YOUR GOAL: Retype the entries, please, from their first line to the line containing "const axisTitle = 'Typy rodzin, Rok';", exactly and only those lines, minus the pictures.

DATA LINES:

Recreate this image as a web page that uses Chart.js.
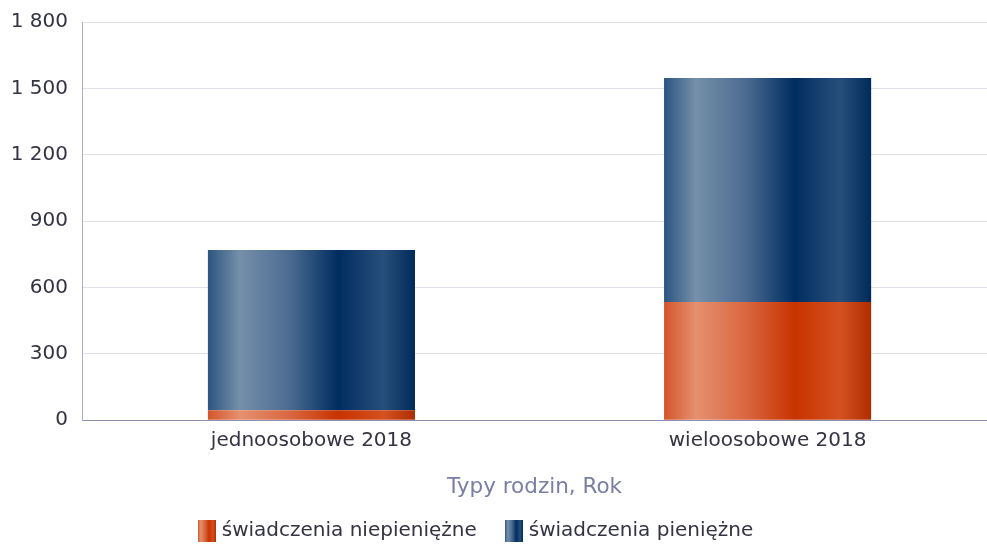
<!DOCTYPE html>
<html>
<head>
<meta charset="utf-8">
<script src="https://cdn.jsdelivr.net/npm/chart.js@4/dist/chart.umd.min.js"></script>
<style>
html,body{margin:0;padding:0;background:#fff;}
#wrap{width:987px;height:546px;position:relative;}
</style>
</head>
<body>
<div id="wrap"><canvas id="c" width="987" height="546"></canvas></div>
<script>
const categories = ['jednoosobowe 2018', 'wieloosobowe 2018'];
const seriesNames = ['świadczenia niepieniężne', 'świadczenia pieniężne'];
const niepieniezne = [45, 534];
const pieniezne = [724, 1013];
const axisTitle = 'Typy rodzin, Rok';

const FONT = "'DejaVu Sans', Verdana, sans-serif";
const stopsOrange = [[0,'#d4552b'],[0.155,'#e5906f'],[0.4,'#d9663f'],[0.63,'#c83300'],[0.85,'#d45120'],[1,'#b02d00']];
const stopsBlue = [[0,'#2c5581'],[0.155,'#7690aa'],[0.4,'#4a6a90'],[0.63,'#002d60'],[0.85,'#284f7b'],[1,'#002a5a']];
const BAR_PCT = 0.454;
const LEGEND_SHIFT_X = -16;
const LEGEND_SHIFT_Y = -2;

function makeGrad(ctx, x0, x1, stops){
  const g = ctx.createLinearGradient(x0, 0, x1, 0);
  stops.forEach(s => g.addColorStop(s[0], s[1]));
  return g;
}
function barFill(stops){
  return (c) => {
    const chart = c.chart;
    if (!chart.chartArea || c.type !== 'data') return stops[3][1];
    const xs = chart.scales.x;
    const unit = Math.abs(xs.getPixelForValue(1) - xs.getPixelForValue(0));
    const w = unit * BAR_PCT;
    const cx = xs.getPixelForValue(c.raw.x);
    return makeGrad(chart.ctx, cx - w/2, cx + w/2, stops);
  };
}
function legendImg(stops){
  const cv = document.createElement('canvas');
  cv.width = 18; cv.height = 22;
  const cx = cv.getContext('2d');
  cx.fillStyle = makeGrad(cx, 0, 18, stops);
  cx.fillRect(0, 0, 18, 22);
  return cv;
}
const legendImgs = [legendImg(stopsOrange), legendImg(stopsBlue)];

const toPts = arr => arr.map((v, i) => ({x: i, y: v}));
const fmt = v => String(v).replace(/\B(?=(\d{3})+(?!\d))/g, ' ');

const shiftLegend = {
  id: 'shiftLegend',
  afterLayout(chart){
    const lg = chart.legend;
    if (lg) {
      lg.left += LEGEND_SHIFT_X; lg.right += LEGEND_SHIFT_X;
      lg.top += LEGEND_SHIFT_Y; lg.bottom += LEGEND_SHIFT_Y;
    }
  }
};

new Chart(document.getElementById('c'), {
  type: 'bar',
  data: {
    datasets: [
      {label: seriesNames[0], data: toPts(niepieniezne), backgroundColor: barFill(stopsOrange), pointStyle: legendImgs[0]},
      {label: seriesNames[1], data: toPts(pieniezne), backgroundColor: barFill(stopsBlue), pointStyle: legendImgs[1]}
    ]
  },
  plugins: [shiftLegend],
  options: {
    responsive: false,
    animation: false,
    devicePixelRatio: 1,
    barPercentage: BAR_PCT,
    categoryPercentage: 1,
    layout: {padding: {left: 0, right: 0, top: 22, bottom: -7}},
    scales: {
      x: {
        type: 'linear',
        stacked: true,
        bounds: 'data',
        offset: false,
        min: -0.503,
        max: 1.481,
        afterBuildTicks: s => { s.ticks = categories.map((_, i) => ({value: i})); },
        grid: {display: false, drawTicks: false},
        border: {color: '#8e90b2', width: 1},
        ticks: {
          autoSkip: false,
          maxRotation: 0,
          padding: 9,
          color: '#333344',
          font: {family: FONT, size: 20},
          callback: v => categories[v] !== undefined ? categories[v] : ''
        },
        title: {display: true, text: axisTitle, color: '#7a7ea4', font: {family: FONT, size: 21.5}, padding: {top: 12, bottom: -9}}
      },
      y: {
        stacked: true,
        min: 0,
        max: 1800,
        grid: {color: '#e0e0ea', drawTicks: false},
        border: {color: '#a9abc6', width: 1},
        ticks: {
          stepSize: 300,
          padding: 14,
          color: '#333344',
          font: {family: FONT, size: 20},
          callback: v => fmt(v)
        },
        afterFit: s => { s.width = 82; s.paddingTop = 0; s.paddingBottom = 0; }
      }
    },
    plugins: {
      legend: {
        position: 'bottom',
        labels: {
          usePointStyle: true,
          boxWidth: 10,
          boxHeight: 22,
          padding: 32,
          color: '#333344',
          font: {family: FONT, size: 20}
        }
      },
      tooltip: {enabled: false}
    }
  }
});
</script>
</body>
</html>
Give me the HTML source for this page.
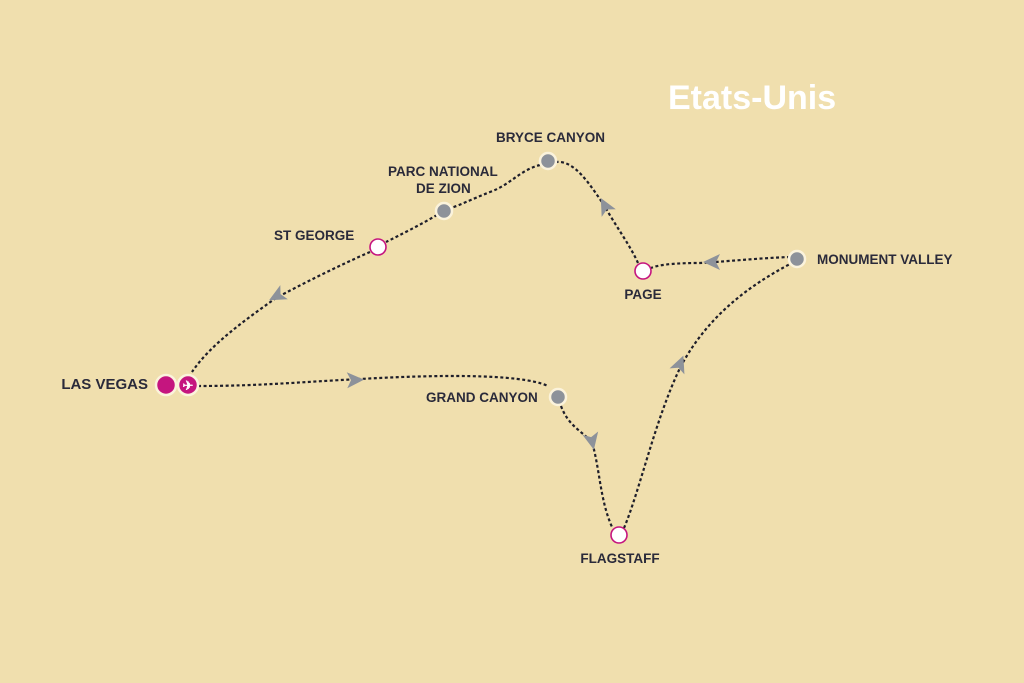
<!DOCTYPE html>
<html><head><meta charset="utf-8"><style>
html,body{margin:0;padding:0;background:#f0dfae;}
svg{display:block}
text{font-family:"Liberation Sans",sans-serif;font-weight:bold;fill:#2a2a3a;}
</style></head><body>
<svg width="1024" height="683" viewBox="0 0 1024 683" xmlns="http://www.w3.org/2000/svg">
<rect width="1024" height="683" fill="#f0dfae"/>
<g fill="none" stroke="#1e1e2a" stroke-width="2.2" stroke-dasharray="3 2.5">
<path d="M198,386 C260,386 300,382 360,379 C430,375 520,373 548,386"/>
<path d="M561,406 C568,425 580,430 592,442 C600,470 600,500 612,527"/>
<path d="M624,528 C640,490 655,420 680,368 C710,310 760,280 790,264"/>
<path d="M790,257 C760,258 720,262 700,263 C680,263 660,264 651,268"/>
<path d="M638,263 C630,245 615,225 604,205 C590,185 575,160 556,162"/>
<path d="M540,165 C520,170 510,185 490,192 C470,200 460,205 451,208"/>
<path d="M437,215 C420,225 400,235 386,242"/>
<path d="M370,252 C340,265 300,285 276,298 C245,320 210,345 192,372"/>
</g>
<g fill="#8d929a">
<path d="M9,0 L-8,-8 L-4,0 L-8,8 Z" transform="translate(355,380) rotate(-2)"/>
<path d="M9,0 L-8,-8 L-4,0 L-8,8 Z" transform="translate(592,441) rotate(78)"/>
<path d="M9,0 L-8,-8 L-4,0 L-8,8 Z" transform="translate(680,364) rotate(-68)"/>
<path d="M9,0 L-8,-8 L-4,0 L-8,8 Z" transform="translate(712,262) rotate(180)"/>
<path d="M9,0 L-8,-8 L-4,0 L-8,8 Z" transform="translate(605,206) rotate(-118)"/>
<path d="M9,0 L-8,-8 L-4,0 L-8,8 Z" transform="translate(277,296) rotate(152)"/>
</g>
<g stroke="#fbf3dc" stroke-width="2.5">
<circle cx="166" cy="385" r="10" fill="#c5157f"/>
<circle cx="188" cy="385" r="10" fill="#c5157f"/>
<circle cx="444" cy="211" r="8" fill="#8d929a"/>
<circle cx="548" cy="161" r="8" fill="#8d929a"/>
<circle cx="797" cy="259" r="8" fill="#8d929a"/>
<circle cx="558" cy="397" r="8" fill="#8d929a"/>
</g>
<g fill="#fff" stroke="#c5157f" stroke-width="1.6">
<circle cx="378" cy="247" r="8"/>
<circle cx="643" cy="271" r="8"/>
<circle cx="619" cy="535" r="8"/>
</g>
<text x="188" y="390" font-size="13" text-anchor="middle" style="fill:#fff">✈</text>
<text x="668" y="109" font-size="34" style="fill:#fff">Etats-Unis</text>
<g font-size="13.5">
<text x="148" y="389" font-size="15" text-anchor="end">LAS VEGAS</text>
<text x="496" y="142">BRYCE CANYON</text>
<text x="388" y="176">PARC NATIONAL</text>
<text x="416" y="193">DE ZION</text>
<text x="274" y="240">ST GEORGE</text>
<text x="643" y="299" text-anchor="middle">PAGE</text>
<text x="817" y="264">MONUMENT VALLEY</text>
<text x="426" y="402">GRAND CANYON</text>
<text x="620" y="563" text-anchor="middle">FLAGSTAFF</text>
</g>
</svg>
</body></html>
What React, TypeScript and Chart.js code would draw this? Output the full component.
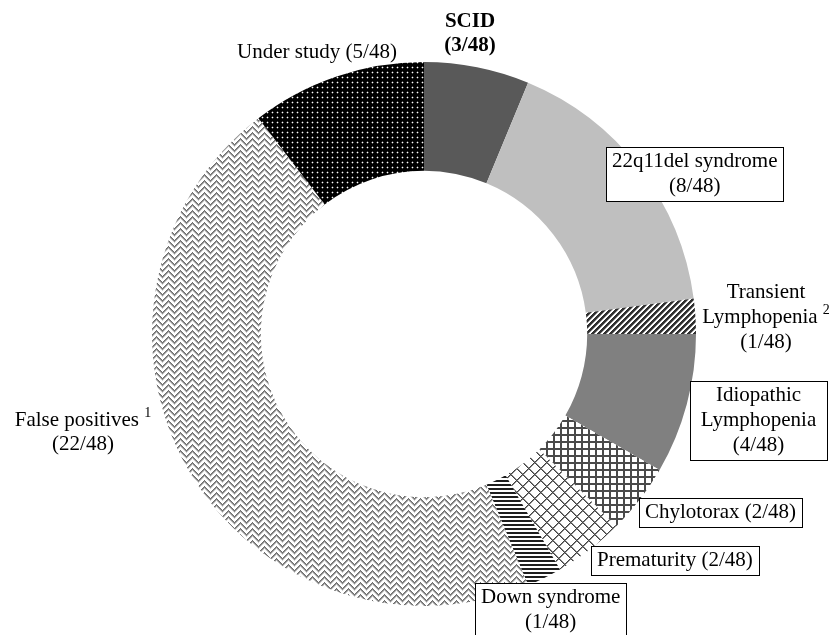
import React, { useEffect, useRef } from 'react';
import { Chart, registerables } from 'chart.js';

Chart.register(...registerables);

// ---------- data ----------
const categories = [
  'SCID',
  '22q11del syndrome',
  'Transient Lymphopenia',
  'Idiopathic Lymphopenia',
  'Chylotorax',
  'Prematurity',
  'Down syndrome',
  'False positives',
  'Under study',
];
const counts = [3, 8, 1, 4, 2, 2, 1, 22, 5];
const total = 48;
const nameLines = [
  ['SCID'],
  ['22q11del syndrome'],
  ['Transient', 'Lymphopenia'],
  ['Idiopathic', 'Lymphopenia'],
  ['Chylotorax'],
  ['Prematurity'],
  ['Down syndrome'],
  ['False positives'],
  ['Under study'],
];
const superscripts = ['', '', '2', '', '', '', '', '1', ''];
const countInline = [false, false, false, false, true, true, false, false, true];

// ---------- label layout (offsets from the doughnut centre) ----------
type Layout = { dx: number; dy: number; box: boolean; bold?: boolean; w?: number; lh?: number };
const layout: Layout[] = [
  { dx: 46, dy: -312, box: false, bold: true, lh: 24 },
  { dx: 182, dy: -187, box: true },
  { dx: 342, dy: -42, box: false, lh: 25 },
  { dx: 266, dy: 47, box: true, w: 137 },
  { dx: 215, dy: 164, box: true },
  { dx: 167, dy: 212, box: true },
  { dx: 51, dy: 249, box: true },
  { dx: -341, dy: 86, box: false, lh: 24 },
  { dx: -107, dy: -282, box: false, lh: 24 },
];

const FONT = '"Liberation Serif", "Times New Roman", serif';

function makeTile(size: number, bg: string, fn: (x: number, y: number) => string | null) {
  const c = document.createElement('canvas');
  c.width = size;
  c.height = size;
  const g = c.getContext('2d')!;
  g.fillStyle = bg;
  g.fillRect(0, 0, size, size);
  for (let y = 0; y < size; y++) {
    for (let x = 0; x < size; x++) {
      const col = fn(x, y);
      if (col) {
        g.fillStyle = col;
        g.fillRect(x, y, 1, 1);
      }
    }
  }
  return c;
}

function buildFills(ctx: CanvasRenderingContext2D): (string | CanvasPattern)[] {
  const pat = (c: HTMLCanvasElement) => ctx.createPattern(c, 'repeat') as CanvasPattern;
  const transient = pat(makeTile(6, '#ffffff', (x, y) => {
    const k = (x + y) % 6;
    return k < 3 ? '#303030' : k === 3 ? '#9a9a9a' : null;
  }));
  const chylo = pat(makeTile(7, '#ffffff', (x, y) => (x % 7 < 2 || y % 7 < 2 ? '#4a4a4a' : null)));
  const prem = pat(makeTile(12, '#ffffff', (x, y) => {
    const a = (x + y) % 12;
    const b = (((x - y) % 12) + 12) % 12;
    if (a === 0 || b === 0) return '#404040';
    if (a === 1 || b === 1) return '#8a8a8a';
    return null;
  }));
  const down = pat(makeTile(4, '#ffffff', (x, y) => (y % 4 < 2 ? '#1e1e1e' : null)));
  const falsePos = pat(makeTile(12, '#ffffff', (x, y) => {
    const d = Math.abs(x - 6);
    const k = (y + d) % 6;
    return k === 0 ? '#6e6e6e' : k === 1 ? '#8e8e8e' : k === 2 ? '#d0d0d0' : null;
  }));
  const under = pat(makeTile(5, '#000000', (x, y) => {
    if (x === 2 && y === 2) return '#ffffff';
    if ((x === 1 && y === 2) || (x === 3 && y === 2) || (x === 2 && y === 1) || (x === 2 && y === 3)) return '#4a4a4a';
    return null;
  }));
  return ['#595959', '#bfbfbf', transient, '#808080', chylo, prem, down, falsePos, under];
}

const labelPlugin = {
  id: 'sliceLabels',
  afterDraw(chart: any) {
    const ctx: CanvasRenderingContext2D = chart.ctx;
    const arc = chart.getDatasetMeta(0).data[0];
    const cx = arc.x;
    const cy = arc.y;
    ctx.save();
    ctx.textBaseline = 'middle';
    categories.forEach((_, i) => {
      const L = layout[i];
      const cnt = `(${counts[i]}/${total})`;
      const lines = nameLines[i].slice();
      if (countInline[i]) lines[lines.length - 1] = lines[lines.length - 1] + ' ' + cnt;
      else lines.push(cnt);
      const supLine = superscripts[i] ? nameLines[i].length - 1 : -1;
      const mainFont = `${L.bold ? 'bold ' : ''}21px ${FONT}`;
      const supFont = `14px ${FONT}`;
      const lh = L.lh ?? 25;
      const widths = lines.map((t, j) => {
        ctx.font = mainFont;
        let w = ctx.measureText(j === supLine ? t + ' ' : t).width;
        if (j === supLine) {
          ctx.font = supFont;
          w += ctx.measureText(superscripts[i]).width;
        }
        return w;
      });
      let centerX: number;
      let firstY: number;
      if (L.box) {
        const left = cx + L.dx;
        const top = cy + L.dy;
        const w = L.w ?? Math.max(...widths) + 12;
        const h = lines.length * lh + 4;
        ctx.fillStyle = '#ffffff';
        ctx.fillRect(left, top, w, h);
        ctx.strokeStyle = '#000000';
        ctx.lineWidth = 1;
        ctx.strokeRect(Math.round(left) + 0.5, Math.round(top) + 0.5, Math.round(w), Math.round(h));
        centerX = left + w / 2;
        firstY = top + 2 + lh / 2;
      } else {
        centerX = cx + L.dx;
        firstY = cy + L.dy;
      }
      ctx.fillStyle = '#000000';
      lines.forEach((t, j) => {
        const y = firstY + j * lh;
        let x = centerX - widths[j] / 2;
        ctx.textAlign = 'left';
        ctx.font = mainFont;
        const txt = j === supLine ? t + ' ' : t;
        ctx.fillText(txt, x, y);
        if (j === supLine) {
          x += ctx.measureText(txt).width;
          ctx.font = supFont;
          ctx.fillText(superscripts[i], x, y - 7);
        }
      });
    });
    ctx.restore();
  },
};

export default function App() {
  const ref = useRef<HTMLCanvasElement | null>(null);
  useEffect(() => {
    const canvas = ref.current!;
    const ctx = canvas.getContext('2d')!;
    const chart = new Chart(canvas, {
      type: 'doughnut',
      data: {
        labels: categories,
        datasets: [
          {
            data: counts,
            backgroundColor: buildFills(ctx),
            borderWidth: 0,
            hoverOffset: 0,
          },
        ],
      },
      options: {
        responsive: false,
        animation: false,
        cutout: '60%',
        layout: { padding: { top: 62, bottom: 29, left: 16, right: 0 } },
        plugins: {
          legend: { display: false },
          tooltip: { enabled: false },
        },
        events: [],
      },
      plugins: [labelPlugin],
    });
    return () => chart.destroy();
  }, []);
  return (
    <div style={{ position: 'fixed', left: 0, top: 0, width: 832, height: 635, background: '#fff' }}>
      <canvas ref={ref} width={832} height={635} style={{ width: 832, height: 635, display: 'block' }} />
    </div>
  );
}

OUTPUT BELOW:
Recreate this image as a web page that uses Chart.js.
<!DOCTYPE html>
<html>
<head>
<meta charset="utf-8">
<script src="https://cdn.jsdelivr.net/npm/chart.js@4/dist/chart.umd.min.js"></script>
<style>
html,body{margin:0;padding:0;background:#fff;}
#wrap{width:987px;height:546px;position:relative;}
</style>
</head>
<body>
<div id="wrap"><canvas id="c" width="987" height="546"></canvas></div>
<script>
const categories = ['jednoosobowe 2018', 'wieloosobowe 2018'];
const seriesNames = ['świadczenia niepieniężne', 'świadczenia pieniężne'];
const niepieniezne = [45, 534];
const pieniezne = [724, 1013];
const axisTitle = 'Typy rodzin, Rok';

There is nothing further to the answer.